I would start putting ORDER BY's in your query so it puts them in an order, when it's showing the record you want as the first one in the list, then add the LIMIT.
If you want the most recent, then the following should be good enough:
ORDER BY datagps.Fecha DESC, datagps.Hora DESC
If you simply want the record that was added to the database most recently (irregardless of the date/time fields), then you could (assuming you have an auto-incremental primary key in the datagps table (I assume it's called dataID for this example)):
ORDER BY datagps.dataID DESC
If these aren't showing the data you want - then there is something missing from your example (maybe data-types aren't DATETIME fields? - if not - then maybe a CONVERT to change them from their current type before ORDERing BY would be a good idea)
EDIT:
I've seen the screenshot and I'm confused as to what the issue is still. That appears to be showing everything in order. Are you implying that there are many more than 5 records? How many are you expecting?
Do you mean: for each record returned, you want the one row from the table datagps with the latest date and time attached to the result? If so, how about this:
# To show how the query will be executed
# comment to return actual results
EXPLAIN
SELECT
configgps.Fichagps, datacar.Ficha, groups.Nombre, datagps.Hora, datagps.Fecha,
datagps.Velocidad, datagps.Status, datagps.Calleune, datagps.Calletowo,
datagps.Temp, datagps.Longitud, datagps.Latitud, datagps.Evento,
datagps.Direccion, datagps.Provincia
FROM asigvehiculos
INNER JOIN datacar ON (asigvehiculos.Iddatacar = datacar.Id)
INNER JOIN configgps ON (datacar.Configgps = configgps.Id)
INNER JOIN clientdata ON (asigvehiculos.Idgroup = clientdata.group)
INNER JOIN groups ON (clientdata.group = groups.Id)
INNER JOIN datagps ON (configgps.Fichagps = datagps.Fichagps)
########### Add this section
LEFT JOIN datagps b ON (
configgps.Fichagps = b.Fichagps
# wrong condition
#AND datagps.Hora < b.Hora
#AND datagps.Fecha < b.Fecha)
# might prevent indexes to be used
AND (datagps.Fecha < b.Fecha OR (datagps.Fecha = b.Fecha AND datagps.Hora < b.Hora))
WHERE b.Fichagps IS NULL
###########
Group by configgps.Fichagps;
Similar question here only that that one uses outer joins.
Edit (again):
The conditions are wrong so corrected it. Can you show us the output of the above EXPLAIN query so we can pinpoint where the bottle neck is?
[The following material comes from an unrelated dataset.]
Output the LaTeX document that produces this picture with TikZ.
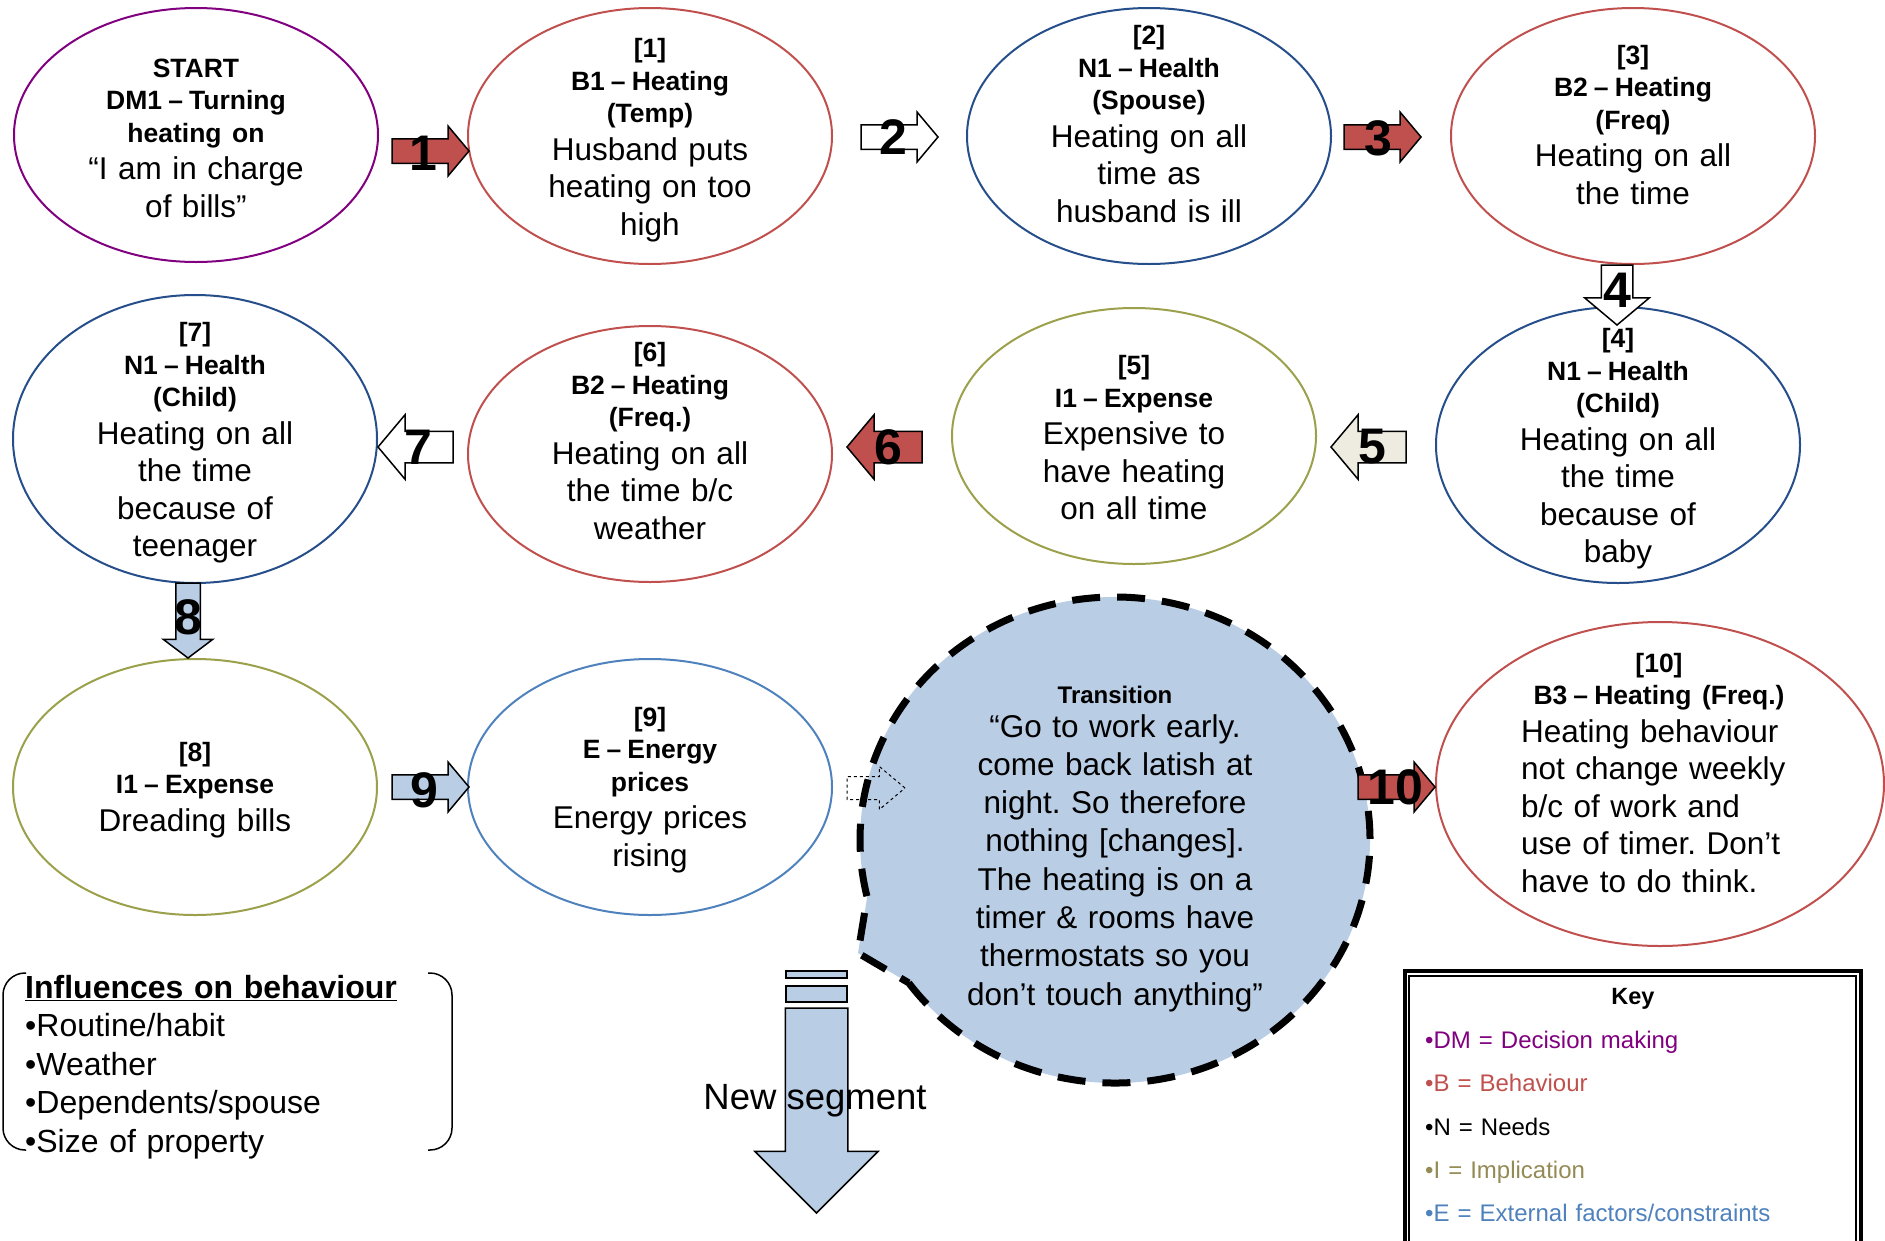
\documentclass[tikz,border=0pt]{standalone}
\usepackage{fontspec}
\setmainfont{Liberation Sans}
\usetikzlibrary{shapes.geometric,shapes.arrows}
\frenchspacing

\definecolor{dmpurple}{RGB}{128,0,128}
\definecolor{bred}{RGB}{192,80,77}
\definecolor{nblue}{RGB}{37,78,138}
\definecolor{iolive}{RGB}{155,160,75}
\definecolor{itext}{RGB}{148,138,84}
\definecolor{eblue}{RGB}{79,129,189}
\definecolor{lightblue}{RGB}{185,205,229}
\definecolor{beige}{RGB}{238,236,225}

\newcommand{\hd}[1]{{\fontsize{26.5}{32.5}\selectfont\bfseries #1\par}}
\newcommand{\nd}{\hspace{0.23em}–\hspace{0.23em}}

\begin{document}
\begin{tikzpicture}[x=1pt, y=1pt,
  ell/.style={ellipse, draw=#1, line width=2pt, minimum width=364pt, minimum height=256pt, inner sep=0pt},
  txt/.style={text width=420pt, align=center, inner sep=0pt, font=\fontsize{31.5}{37.5}\selectfont},
  sarrow/.style={single arrow, draw=black, line width=1.5pt, fill=#1, anchor=tail, outer sep=0pt, minimum height=77pt, inner xsep=0pt, inner ysep=11.5pt, single arrow head extend=12.5pt, single arrow tip angle=100},
  barrow/.style={sarrow=#1, minimum height=75pt, inner ysep=15pt, single arrow head extend=16.5pt},
  arrnum/.style={inner sep=0pt, font=\fontsize{50}{50}\selectfont\bfseries}]
 \useasboundingbox (0,0) rectangle (1885,-1240);

 \node[ell=dmpurple, minimum height=254pt] (s0) at (196,-135) {};
 \node[ell=bred] (s1) at (650,-136) {};
 \node[ell=nblue] (s2) at (1149,-136) {};
 \node[ell=bred] (s3) at (1633,-136) {};
 \node[ell=nblue, minimum height=276pt] (s4) at (1618,-445) {};
 \node[ell=iolive] (s5) at (1134,-436) {};
 \node[ell=bred] (s6) at (650,-454) {};
 \node[ell=nblue, minimum height=288pt] (s7) at (195,-439) {};
 \node[ell=iolive] (s8) at (195,-787) {};
 \node[ell=eblue] (s9) at (650,-787) {};
 \node[ell=bred, minimum width=448pt, minimum height=324pt] (s10) at (1660,-784) {};

 \node[txt] (s0t) at (196,-138) {\hd{START\\DM1\nd Turning\\heating on}“I am in charge\\of bills”};
 \node[txt] (s1t) at (650,-140) {\hd{[1]\\B1\nd Heating\\(Temp)}Husband puts\\heating on too\\high};
 \node[txt] (s2t) at (1149,-124) {\hd{[2]\\N1\nd Health\\(Spouse)}Heating on all\\time as\\husband is ill};
 \node[txt] (s3t) at (1633,-125) {\hd{[3]\\B2\nd Heating\\(Freq)}Heating on all\\the time};
 \node[txt] (s4t) at (1618,-449) {\hd{[4]\\N1\nd Health\\(Child)}Heating on all\\the time\\because of\\baby};
 \node[txt] (s5t) at (1134,-438) {\hd{[5]\\I1\nd Expense}Expensive to\\have heating\\on all time};
 \node[txt] (s6t) at (650,-441) {\hd{[6]\\B2\nd Heating\\(Freq.)}Heating on all\\the time b/c\\weather};
 \node[txt] (s7t) at (195,-443) {\hd{[7]\\N1\nd Health\\(Child)}Heating on all\\the time\\because of\\teenager};
 \node[txt] (s8t) at (195,-790) {\hd{[8]\\I1\nd Expense}Dreading bills};
 \node[txt] (s9t) at (650,-790) {\hd{[9]\\E\nd Energy\\prices}Energy prices\\rising};
 \node[txt, text width=276pt] (s10t) at (1659,-773) {\hd{[10]\\B3\nd Heating (Freq.)}{\raggedright Heating behaviour\\not change weekly\\b/c of work and\\use of timer. Don’t\\have to do think.\par}};

 \path[draw=black, fill=lightblue, line width=7pt, dash pattern=on 28pt off 17pt]
   (1115,-840) ++(216:255pt and 243pt) arc[start angle=216, end angle=553.6, x radius=255pt, y radius=243pt] -- (858,-953) -- cycle;
 \node[txt, font=\fontsize{31.5}{38.3}\selectfont] (bubt) at (1115,-849) {{\fontsize{24}{30}\selectfont\bfseries Transition\par}\vspace{-5pt}“Go to work early.\\come back latish at\\night. So therefore\\nothing [changes].\\The heating is on a\\timer \& rooms have\\thermostats so you\\don’t touch anything”};

 \node[sarrow=bred] (a1) at (392,-151) {};
 \node[sarrow=white] (a2) at (861,-137) {};
 \node[sarrow=bred] (a3) at (1344,-137) {};
 \node[barrow=white, rotate=-90, minimum height=60pt] (a4) at (1617,-265) {};
 \node[barrow=beige, rotate=180] (a5) at (1406,-447) {};
 \node[barrow=bred, rotate=180] (a6) at (922,-447) {};
 \node[barrow=white, rotate=180] (a7) at (453,-447) {};
 \node[sarrow=lightblue, rotate=-90, minimum height=75pt, single arrow tip angle=106] (a8) at (188,-583) {};
 \node[sarrow=lightblue] (a9) at (392,-787) {};
 \node[sarrow=white, fill=none, dashed, line width=1pt, minimum height=58pt, inner ysep=11pt, single arrow head extend=10pt, single arrow tip angle=80] (a9b) at (847,-788) {};
 \node[sarrow=bred] (a10) at (1358,-787) {};

 \node[arrnum] (n1) at (423,-153) {1};
 \node[arrnum] (n2) at (893,-137) {2};
 \node[arrnum] (n3) at (1378,-138) {3};
 \node[arrnum] (n4) at (1617,-290) {4};
 \node[arrnum] (n5) at (1372,-447) {5};
 \node[arrnum] (n6) at (888,-447) {6};
 \node[arrnum] (n7) at (418,-447) {7};
 \node[arrnum] (n8) at (188,-617) {8};
 \node[arrnum] (n9) at (424,-790) {9};
 \node[arrnum] (n10) at (1395,-787) {10};

 \draw[line width=1.5pt, fill=lightblue] (786,-971) rectangle (847,-978);
 \draw[line width=1.5pt, fill=lightblue] (786,-986) rectangle (847,-1002);
 \node[single arrow, draw=black, line width=1.5pt, fill=lightblue, rotate=-90, anchor=tail, outer sep=0pt, minimum height=205pt, inner xsep=0pt, inner ysep=30.5pt, single arrow head extend=30.5pt, single arrow tip angle=90] (segarr) at (816.5,-1008) {};
 \node[inner sep=0pt, font=\fontsize{36.5}{40}\selectfont] (segt) at (815,-1101) {New segment};

 \draw[line width=1.5pt, rounded corners=22pt] (26,-973) -- (3,-973) -- (3,-1150) -- (26,-1150);
 \draw[line width=1.5pt, rounded corners=22pt] (428,-973) -- (452,-973) -- (452,-1150) -- (428,-1150);
 \node[anchor=north west, text width=420pt, align=left, inner sep=0pt, font=\fontsize{32}{38.5}\selectfont] (infl) at (25,-975) {\underline{\textbf{Influences on behaviour}}\\•Routine/habit\\•Weather\\•Dependents/spouse\\•Size of property};

 \draw[line width=4pt] (1404.7,-971.3) rectangle (1861.3,-1260);
 \draw[line width=2.3pt] (1408.8,-976.2) rectangle (1856.2,-1260);
 \node[inner sep=0pt, font=\fontsize{23.5}{28}\selectfont\bfseries] (keyt) at (1633,-999) {Key};
 \node[anchor=north west, text width=420pt, align=left, inner sep=0pt, font=\fontsize{24}{43.3}\selectfont] (keyl) at (1425,-1031) {\textcolor{dmpurple}{•DM = Decision making}\\\textcolor{bred}{•B = Behaviour}\\•N = Needs\\\textcolor{itext}{•I = Implication}\\\textcolor{eblue}{•E = External factors/constraints}};
\end{tikzpicture}
\end{document}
As hurikhan77 said, it will be better if you could convert both of the the columns into a single datetime field - though I'm guessing this would not be possible for your case (since your database is already being used?)
Though if you can convert it, the condition (on the join) would become:
AND datagps.FechaHora < b.FechaHora
After that, add an index for datagps.FechaHora and the query would be fast(er).
What you probably want is getting the maximum of (Fecha,Hora) per grouped dataset? This is a little complicated to accomplish with your column types. You should combine Fecha and Hora into one column of type DATETIME. Then it's easy to just SELECT MAX(FechaHora) ... GROUP BY Fichagps.
It could have helped if you posted your table structure to understand the problem.